L’année 1862 s’écoula sans que j’eusse pu en tenter l’escalade, et, en 1863, mon congé fut trop court pour que je pusse même y penser ; mais, en 1864, l’entreprise devint possible, et je résolus de rendre le repos à mon esprit en achevant la tâche que j’avais laissée incomplète en 1861.

D’autres touristes, cependant, avaient pendant ce laps de temps dirigé leur attention sur le Dauphiné. En première ligne (1862), je dois citer M. F. F. Tuckett, — le célèbre montagnard, dont le nom est si connu sur toute l’étendue des Alpes, — accompagné des guides Michel Croz, Peter Perrn et Bartolomeo Peyrotte. De grands succès avaient récompensé ses efforts. Mais M. Tuckett s’arrêta devant la Pointe des Écrins, et, découragé par son aspect, il battit en retraite pour aller remporter ailleurs des victoires moins dangereuses.

Son expédition jeta toutefois une certaine lumière sur la question de l’ascension des Écrins.

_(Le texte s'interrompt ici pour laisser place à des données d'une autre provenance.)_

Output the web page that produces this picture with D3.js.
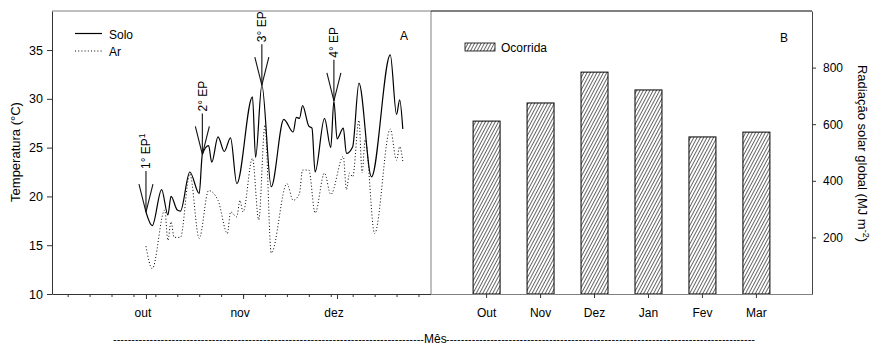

Il désigna la direction dans laquelle une expédition nouvelle avait le plus de chance de réussir ; aussi, M. William Mathews et le Rév. T. G. Bonney, auxquels il communiqua le résultat de ses travaux, suivirent ses indications dans la tentative qu’ils firent pour escalader la Pointe des Écrins, accompagnés des frères Michel et J. B. Croz. Mais tous deux échouèrent, ainsi que je vais le raconter avec plus de détails.

Michel Croz ayant pris part à ces deux expéditions dans le Dauphiné, je pensai naturellement à lui pour guide. M. Mathews, auquel je demandai des renseignements sur son compte, me répondit que c’était « un grand caractère » et conclut en me disant : « Il n’est heureux que quand il se sent à plus de 3000 mètres d’altitude. »

Je sais maintenant ce que voulait dire mon ami. Plus Croz

  1. Note du traducteur. Pas en 1861 toutefois, puisque en 1860 l’annexion de la Savoie nous avait donné le Mont-Blanc.